BEGIN Given data
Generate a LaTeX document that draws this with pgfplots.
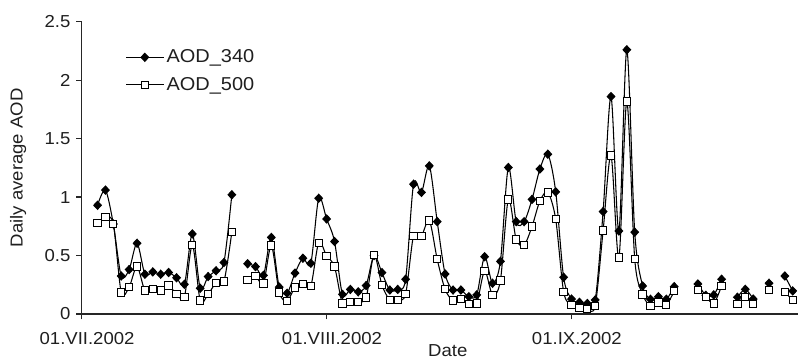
\documentclass[border=0pt]{standalone}
\usepackage{fontspec}
\setmainfont{Liberation Sans}[FakeStretch=1.07]
\usepackage{pgfplots}
\pgfplotsset{compat=1.18}
\usepackage{pgfplotstable}

\pgfplotstableread{
day a340 a500
2 0.93 0.78
3 1.06 0.83
4 0.77 0.77
5 0.325 0.185
6 0.38 0.23
7 0.605 0.405
8 0.34 0.20
9 0.36 0.215
10 0.34 0.20
11 0.355 0.243
12 0.31 0.17
13 0.254 0.148
14 0.685 0.59
15 0.22 0.114
16 0.32 0.17
17 0.37 0.265
18 0.44 0.277
19 1.02 0.70
20 nan nan
21 0.43 0.29
22 0.405 0.325
23 0.33 0.26
24 0.655 0.585
25 0.23 0.185
26 0.178 0.112
27 0.35 0.228
28 0.477 0.257
29 0.434 0.24
30 0.99 0.61
31 0.813 0.497
32 0.62 0.405
33 0.168 0.09
34 0.21 0.105
35 0.19 0.105
36 0.243 0.14
37 0.50 0.505
38 0.354 0.248
39 0.205 0.12
40 0.21 0.12
41 0.297 0.171
42 1.11 0.668
43 1.04 0.668
44 1.267 0.80
45 0.79 0.468
46 0.342 0.211
47 0.205 0.114
48 0.205 0.128
49 0.148 0.086
50 0.163 0.09
51 0.49 0.368
52 0.263 0.163
53 0.45 0.287
54 1.253 0.98
55 0.79 0.637
56 0.79 0.59
57 0.98 0.748
58 1.24 0.967
59 1.367 1.04
60 1.045 0.81
61 0.314 0.19
62 0.128 0.077
63 0.10 0.049
64 0.09 0.04
65 0.12 0.071
66 0.876 0.713
67 1.86 1.355
68 0.71 0.482
69 2.26 1.818
70 0.70 0.471
71 0.24 0.168
72 0.126 0.071
73 0.148 0.097
74 0.126 0.077
75 0.234 0.197
76 nan nan
77 nan nan
78 0.257 0.205
79 0.16 0.148
80 0.163 0.091
81 0.297 0.24
82 nan nan
83 0.143 0.086
84 0.211 0.148
85 0.128 0.086
86 nan nan
87 0.263 0.205
88 nan nan
89 0.325 0.186
90 0.197 0.12
}\aod

\pgfplotsset{longlegend/.style={legend image code/.code={\draw[mark repeat=2,mark phase=2,##1] plot coordinates {(0cm,0cm) (0.49cm,0cm) (0.98cm,0cm)};}}}

\begin{document}
\fontsize{13}{15}\selectfont
\begin{tikzpicture}
\begin{axis}[
  scale only axis, width=537.2pt, height=219.2pt,
  xmin=0, xmax=90.67, ymin=0, ymax=2.5,
  axis lines*=left,
  axis line style={line width=1pt, color=black!85},
  xtick={0,31,62},
  xticklabels={01.VII.2002,01.VIII.2002,01.IX.2002},
  xticklabel style={xshift=4pt, yshift=-5.5pt},
  ytick={0,0.5,1,1.5,2,2.5},
  tick align=outside, major tick length=4pt,
  tick style={line width=0.9pt, color=black!85},
  /pgf/number format/assume math mode=true,
  ticklabel style={color=black!88},
  xlabel={Date}, ylabel={Daily average AOD},
  label style={color=black!88},
  xlabel style={at={(rel axis cs:0.511,-0.1471)}, anchor=base},
  ylabel style={at={(rel axis cs:-0.0889,0.5)}, anchor=center, rotate=0},
  unbounded coords=jump,
  clip=false,
  legend style={draw=none, fill=none, inner sep=0pt, at={(rel axis cs:0.061,0.915)}, anchor=north west, row sep=5pt, text=black!88, font=\fontsize{14}{16}\selectfont},
  legend cell align=left,
]
\addplot[black, line width=0.8pt, smooth, mark=diamond*, mark size=3pt, mark options={xscale=1.25, solid, fill=black}, longlegend] table[x=day, y=a340] {\aod};
\addlegendentry{AOD\_340}
\addplot[black, line width=0.8pt, smooth, mark=square*, mark size=2.75pt, mark options={solid, fill=white, line width=0.75pt}, longlegend] table[x=day, y=a500] {\aod};
\addlegendentry{AOD\_500}
\end{axis}
\pgfresetboundingbox
\path ([shift={(-61.3pt,-33.75pt)}]current axis.south west) rectangle ([shift={(0pt,16.3pt)}]current axis.north east);
\end{tikzpicture}
\end{document}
END Given data
*Task instructions*. Copy out every line of the material above exactly, skipping the pictures.

*The response*.
Generate a LaTeX document that draws this with pgfplots.
\documentclass[border=0pt]{standalone}
\usepackage{fontspec}
\setmainfont{Liberation Sans}[FakeStretch=1.07]
\usepackage{pgfplots}
\pgfplotsset{compat=1.18}
\usepackage{pgfplotstable}

\pgfplotstableread{
day a340 a500
2 0.93 0.78
3 1.06 0.83
4 0.77 0.77
5 0.325 0.185
6 0.38 0.23
7 0.605 0.405
8 0.34 0.20
9 0.36 0.215
10 0.34 0.20
11 0.355 0.243
12 0.31 0.17
13 0.254 0.148
14 0.685 0.59
15 0.22 0.114
16 0.32 0.17
17 0.37 0.265
18 0.44 0.277
19 1.02 0.70
20 nan nan
21 0.43 0.29
22 0.405 0.325
23 0.33 0.26
24 0.655 0.585
25 0.23 0.185
26 0.178 0.112
27 0.35 0.228
28 0.477 0.257
29 0.434 0.24
30 0.99 0.61
31 0.813 0.497
32 0.62 0.405
33 0.168 0.09
34 0.21 0.105
35 0.19 0.105
36 0.243 0.14
37 0.50 0.505
38 0.354 0.248
39 0.205 0.12
40 0.21 0.12
41 0.297 0.171
42 1.11 0.668
43 1.04 0.668
44 1.267 0.80
45 0.79 0.468
46 0.342 0.211
47 0.205 0.114
48 0.205 0.128
49 0.148 0.086
50 0.163 0.09
51 0.49 0.368
52 0.263 0.163
53 0.45 0.287
54 1.253 0.98
55 0.79 0.637
56 0.79 0.59
57 0.98 0.748
58 1.24 0.967
59 1.367 1.04
60 1.045 0.81
61 0.314 0.19
62 0.128 0.077
63 0.10 0.049
64 0.09 0.04
65 0.12 0.071
66 0.876 0.713
67 1.86 1.355
68 0.71 0.482
69 2.26 1.818
70 0.70 0.471
71 0.24 0.168
72 0.126 0.071
73 0.148 0.097
74 0.126 0.077
75 0.234 0.197
76 nan nan
77 nan nan
78 0.257 0.205
79 0.16 0.148
80 0.163 0.091
81 0.297 0.24
82 nan nan
83 0.143 0.086
84 0.211 0.148
85 0.128 0.086
86 nan nan
87 0.263 0.205
88 nan nan
89 0.325 0.186
90 0.197 0.12
}\aod

\pgfplotsset{longlegend/.style={legend image code/.code={\draw[mark repeat=2,mark phase=2,##1] plot coordinates {(0cm,0cm) (0.49cm,0cm) (0.98cm,0cm)};}}}

\begin{document}
\fontsize{13}{15}\selectfont
\begin{tikzpicture}
\begin{axis}[
  scale only axis, width=537.2pt, height=219.2pt,
  xmin=0, xmax=90.67, ymin=0, ymax=2.5,
  axis lines*=left,
  axis line style={line width=1pt, color=black!85},
  xtick={0,31,62},
  xticklabels={01.VII.2002,01.VIII.2002,01.IX.2002},
  xticklabel style={xshift=4pt, yshift=-5.5pt},
  ytick={0,0.5,1,1.5,2,2.5},
  tick align=outside, major tick length=4pt,
  tick style={line width=0.9pt, color=black!85},
  /pgf/number format/assume math mode=true,
  ticklabel style={color=black!88},
  xlabel={Date}, ylabel={Daily average AOD},
  label style={color=black!88},
  xlabel style={at={(rel axis cs:0.511,-0.1471)}, anchor=base},
  ylabel style={at={(rel axis cs:-0.0889,0.5)}, anchor=center, rotate=0},
  unbounded coords=jump,
  clip=false,
  legend style={draw=none, fill=none, inner sep=0pt, at={(rel axis cs:0.061,0.915)}, anchor=north west, row sep=5pt, text=black!88, font=\fontsize{14}{16}\selectfont},
  legend cell align=left,
]
\addplot[black, line width=0.8pt, smooth, mark=diamond*, mark size=3pt, mark options={xscale=1.25, solid, fill=black}, longlegend] table[x=day, y=a340] {\aod};
\addlegendentry{AOD\_340}
\addplot[black, line width=0.8pt, smooth, mark=square*, mark size=2.75pt, mark options={solid, fill=white, line width=0.75pt}, longlegend] table[x=day, y=a500] {\aod};
\addlegendentry{AOD\_500}
\end{axis}
\pgfresetboundingbox
\path ([shift={(-61.3pt,-33.75pt)}]current axis.south west) rectangle ([shift={(0pt,16.3pt)}]current axis.north east);
\end{tikzpicture}
\end{document}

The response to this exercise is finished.